The latest Workmonitor by Randstad – now in its twentieth year – surveyed 35,000 workers in 34 markets across Europe, Asia Pacific and the Americas, which also says that workers still want flexibility, value alignment and a good work-life balance, with 61 percent of workers not accepting a job if it impacts work-life balance, despite macroeconomic headwinds.

Also, 70 percent workers think that their financial position is preventing them from retiring as early as they would like.

Interestingly, 33 percent respondents say they would rather be unemployed than unhappy in a job and 42 percent are of the view that they would quit their job if their employer did not take into account their request for better conditions.

Despite the cost of living crisis and new concerns over job security, these proportions are largely unchanged from last year’s Workmonitor (33 percent and 43 percent respectively).

Pandemic’s consequences

The research shows that the pandemic has left a lasting legacy on workers’ demands on flexibility:

  • Despite the economic environment, 61 percent of workers said that they would not accept a job if they thought it would impact their work-life balance.
  • The vast majority of workers (83 percent) also said that flexible working hours are important in terms of what they look for in a role, over parental leave policy (62 percent) and training and development (76 percent).
  • Nearly three quarters (71 percent) said that flexibility in terms of location is key.

Alongside practical requests, workers still want their employers’ values and purpose to align with their own. Over half (54 percent) said that they would quit a job if they felt like they didn’t belong there, and this is especially true of Gen Z (61 percent). Two-fifths of people wouldn’t accept a job if it didn’t align with their social and environmental priorities.

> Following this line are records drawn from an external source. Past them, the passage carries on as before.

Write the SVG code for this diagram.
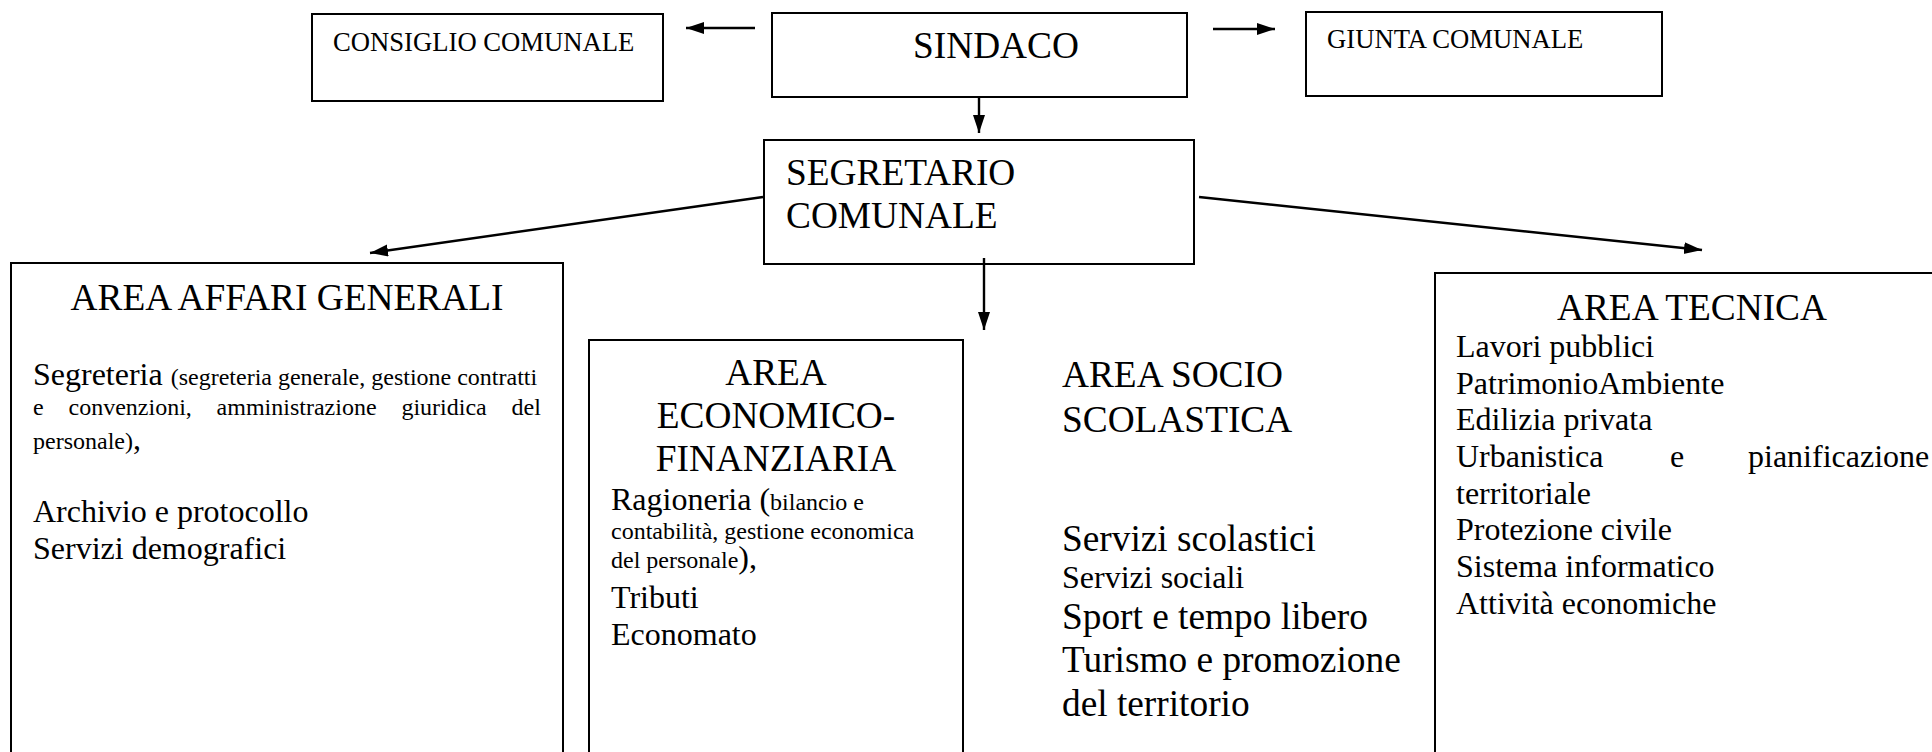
<svg xmlns="http://www.w3.org/2000/svg" width="1932" height="752" viewBox="0 0 1932 752">
<style>
  .box { fill: #fff; stroke: #000; stroke-width: 2; }
  .conn { stroke: #000; stroke-width: 2.4; fill: none; marker-end: url(#arrow); }
  text { font-family: "Liberation Serif", "Times New Roman", serif; fill: #000; }
  .t37 { font-size: 37.33px; }
  .t32 { font-size: 32px; }
  .t27 { font-size: 26.67px; }
  .t24 { font-size: 24px; }
</style>
<defs>
  <marker id="arrow" markerUnits="userSpaceOnUse" markerWidth="19" markerHeight="13" refX="18" refY="6" orient="auto">
    <path d="M0,0 L18,6 L0,12 z" fill="#000"/>
  </marker>
</defs>
<rect width="1932" height="752" fill="#fff"/>

<g id="consiglio">
  <rect class="box" x="312" y="14" width="351" height="87"/>
  <text class="t27" x="333" y="51">CONSIGLIO COMUNALE</text>
</g>

<g id="sindaco">
  <rect class="box" x="772" y="13" width="415" height="84"/>
  <text class="t37" x="913" y="58">SINDACO</text>
</g>

<g id="giunta">
  <rect class="box" x="1306" y="12" width="356" height="84"/>
  <text class="t27" x="1327" y="48">GIUNTA COMUNALE</text>
</g>

<g id="segretario">
  <rect class="box" x="764" y="140" width="430" height="124"/>
  <text class="t37" x="786" y="185">SEGRETARIO</text>
  <text class="t37" x="786" y="228">COMUNALE</text>
</g>

<g id="affari">
  <rect class="box" x="11" y="263" width="552" height="520"/>
  <text class="t37" x="287" y="310" text-anchor="middle">AREA AFFARI GENERALI</text>
  <text x="33" y="385"><tspan class="t32">Segreteria </tspan><tspan class="t24">(segreteria generale, gestione contratti</tspan></text>
  <text class="t24" y="415"><tspan x="33">e</tspan><tspan x="68.5">convenzioni,</tspan><tspan x="216.6">amministrazione</tspan><tspan x="401.4">giuridica</tspan><tspan x="511.5">del</tspan></text>
  <text x="33" y="449"><tspan class="t24">personale)</tspan><tspan class="t32">,</tspan></text>
  <text class="t32" x="33" y="522">Archivio e protocollo</text>
  <text class="t32" x="33" y="559">Servizi demografici</text>
</g>

<g id="economico">
  <rect class="box" x="589" y="340" width="374" height="450"/>
  <text class="t37" x="776" y="385" text-anchor="middle">AREA</text>
  <text class="t37" x="776" y="428" text-anchor="middle">ECONOMICO-</text>
  <text class="t37" x="776" y="471" text-anchor="middle">FINANZIARIA</text>
  <text x="611" y="510"><tspan class="t32">Ragioneria (</tspan><tspan class="t24">bilancio e</tspan></text>
  <text class="t24" x="611" y="539">contabilità, gestione economica</text>
  <text x="611" y="568"><tspan class="t24">del personale</tspan><tspan class="t32">),</tspan></text>
  <text class="t32" x="611" y="608">Tributi</text>
  <text class="t32" x="611" y="645">Economato</text>
</g>

<g id="socio">
  <text class="t37" x="1062" y="387">AREA SOCIO</text>
  <text class="t37" x="1062" y="432">SCOLASTICA</text>
  <text class="t37" x="1062" y="551">Servizi scolastici</text>
  <text class="t32" x="1062" y="588">Servizi sociali</text>
  <text class="t37" x="1062" y="629">Sport e tempo libero</text>
  <text class="t37" x="1062" y="672">Turismo e promozione</text>
  <text class="t37" x="1062" y="716">del territorio</text>
</g>

<g id="tecnica">
  <rect class="box" x="1435" y="273" width="600" height="520"/>
  <text class="t37" x="1692" y="320" text-anchor="middle">AREA TECNICA</text>
  <text class="t32" x="1456" y="357">Lavori pubblici</text>
  <text class="t32" x="1456" y="394">PatrimonioAmbiente</text>
  <text class="t32" x="1456" y="430">Edilizia privata</text>
  <text class="t32" y="467"><tspan x="1456">Urbanistica</tspan><tspan x="1670">e</tspan><tspan x="1748">pianificazione</tspan></text>
  <text class="t32" x="1456" y="504">territoriale</text>
  <text class="t32" x="1456" y="540">Protezione civile</text>
  <text class="t32" x="1456" y="577">Sistema informatico</text>
  <text class="t32" x="1456" y="614">Attività economiche</text>
</g>

<g id="connectors">
  <line class="conn" x1="755" y1="28" x2="686" y2="28"/>
  <line class="conn" x1="1213" y1="29" x2="1275" y2="29"/>
  <line class="conn" x1="979" y1="97" x2="979" y2="133"/>
  <line class="conn" x1="763" y1="197" x2="370" y2="253"/>
  <line class="conn" x1="1199" y1="197" x2="1702" y2="250"/>
  <line class="conn" x1="984" y1="258" x2="984" y2="330"/>
</g>
</svg>
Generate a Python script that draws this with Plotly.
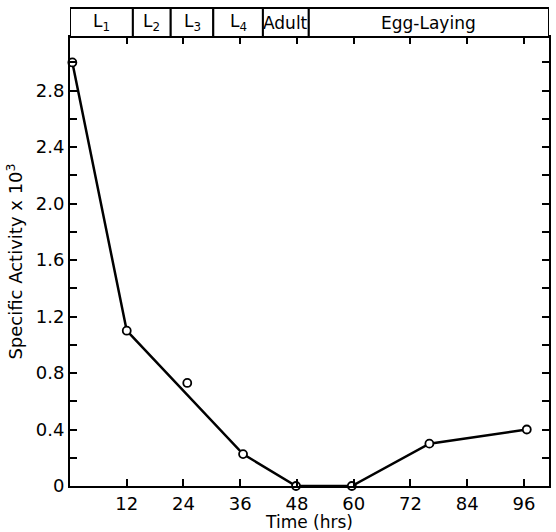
import plotly.graph_objects as go

# measured points
time_hrs = [0.5, 12, 24.8, 36.6, 47.8, 59.6, 76, 96.6]
activity = [3.0, 1.10, 0.73, 0.226, 0.0, 0.0, 0.30, 0.40]

# drawn curve (passes through all points except the 25-h point)
curve_time = [0.5, 12, 36.6, 47.8, 59.6, 76, 96.6]
curve_activity = [3.0, 1.10, 0.226, 0.0, 0.0, 0.30, 0.40]

# developmental stages along the top
stage_labels = ["L<sub>1</sub>", "L<sub>2</sub>", "L<sub>3</sub>", "L<sub>4</sub>", "Adult", "Egg-Laying"]
stage_start = [0, 13.3, 21.3, 30.3, 40.8, 50.5]
stage_end = [13.3, 21.3, 30.3, 40.8, 50.5, 101.3]

x_ticks = [12, 24, 36, 48, 60, 72, 84, 96]
y_tickvals = [0, 0.4, 0.8, 1.2, 1.6, 2.0, 2.4, 2.8]
y_ticktext = ["0", "0.4", "0.8", "1.2", "1.6", "2.0", "2.4", "2.8"]

FONT = "DejaVu Sans"

fig = go.Figure()
fig.add_trace(go.Scatter(x=curve_time, y=curve_activity, mode="lines",
                         line=dict(color="black", width=2.5), hoverinfo="skip",
                         showlegend=False, cliponaxis=False))
fig.add_trace(go.Scatter(x=time_hrs, y=activity, mode="markers",
                         marker=dict(symbol="circle", size=8, color="white",
                                     line=dict(color="black", width=1.8)),
                         showlegend=False, cliponaxis=False))

top = 1.0644
for s, e, lab in zip(stage_start, stage_end, stage_labels):
    fig.add_shape(type="rect", xref="x", yref="paper", x0=s, x1=e, y0=1.0, y1=top,
                  line=dict(color="black", width=2), fillcolor="white")
    fig.add_annotation(x=(s + e) / 2, y=(1.0 + top) / 2, xref="x", yref="paper",
                       text=lab, showarrow=False,
                       font=dict(family=FONT, size=17, color="black"),
                       xanchor="center", yanchor="middle")

fig.update_layout(
    width=556, height=532,
    margin=dict(l=70, r=5, t=37, b=45),
    paper_bgcolor="white", plot_bgcolor="white",
    font=dict(family=FONT, size=18, color="black"),
    xaxis=dict(range=[0, 101.3], tickvals=x_ticks, ticktext=[str(v) for v in x_ticks],
               ticks="inside", ticklen=7, tickwidth=2, tickcolor="black",
               showline=True, linecolor="black", linewidth=2, mirror="ticks",
               showgrid=False, zeroline=False,
               title=dict(text="Time (hrs)", font=dict(family=FONT, size=17), standoff=2)),
    yaxis=dict(range=[0, 3.18], tickvals=y_tickvals, ticktext=y_ticktext,
               ticks="inside", ticklen=7, tickwidth=2, tickcolor="black",
               minor=dict(dtick=0.2, tick0=0, ticks="inside", ticklen=7,
                          tickwidth=2, tickcolor="black", showgrid=False),
               showline=True, linecolor="black", linewidth=2, mirror="ticks",
               showgrid=False, zeroline=False,
               title=dict(text="Specific Activity x 10<sup>3</sup>",
                          font=dict(family=FONT, size=18), standoff=8)),
)

fig.write_html("out.html")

Effects on retirement plans

The cost of living crisis is also having an impact on workers’ expectations of retirement, with over a quarter (26 percent) of baby boomers delaying their retirement due to their financial position and 70 percent of workers saying money worries are preventing them from retiring as early as they would like. Meanwhile, the expected retirement age has risen too, as last year 61 percent thought they’d retire before 65, with only half agreeing now.

Expectations from employers

In addition to action on an individual level, workers are also looking to their employers to help them manage the cost of living crisis, whether that’s through increased salaries, subsidies or pay boosts outside of salary reviews.

  • 41 percent of workers would like a monthly pay boost from their employers.
  • 39 percent would like an increase in salary outside of the usual cadence of annual pay review.
  • Close to a third (28 percent) would like subsidies for the cost of energy, travel or other daily expenses.

This survey was conducted between October 18th – October 30th, 2022 in Argentina, Australia, Austria, Belgium, Brazil, Canada, Chile, China, Czech Republic, Denmark, France, Germany, Greece, Hong Kong SAR, Hungary, India, Italy, Japan, Luxembourg, Malaysia, Mexico, the Netherlands, New Zealand, Norway, Poland, Portugal, Romania, Singapore, Spain, Sweden, Switzerland, Turkey, the United Kingdom and the United States of America.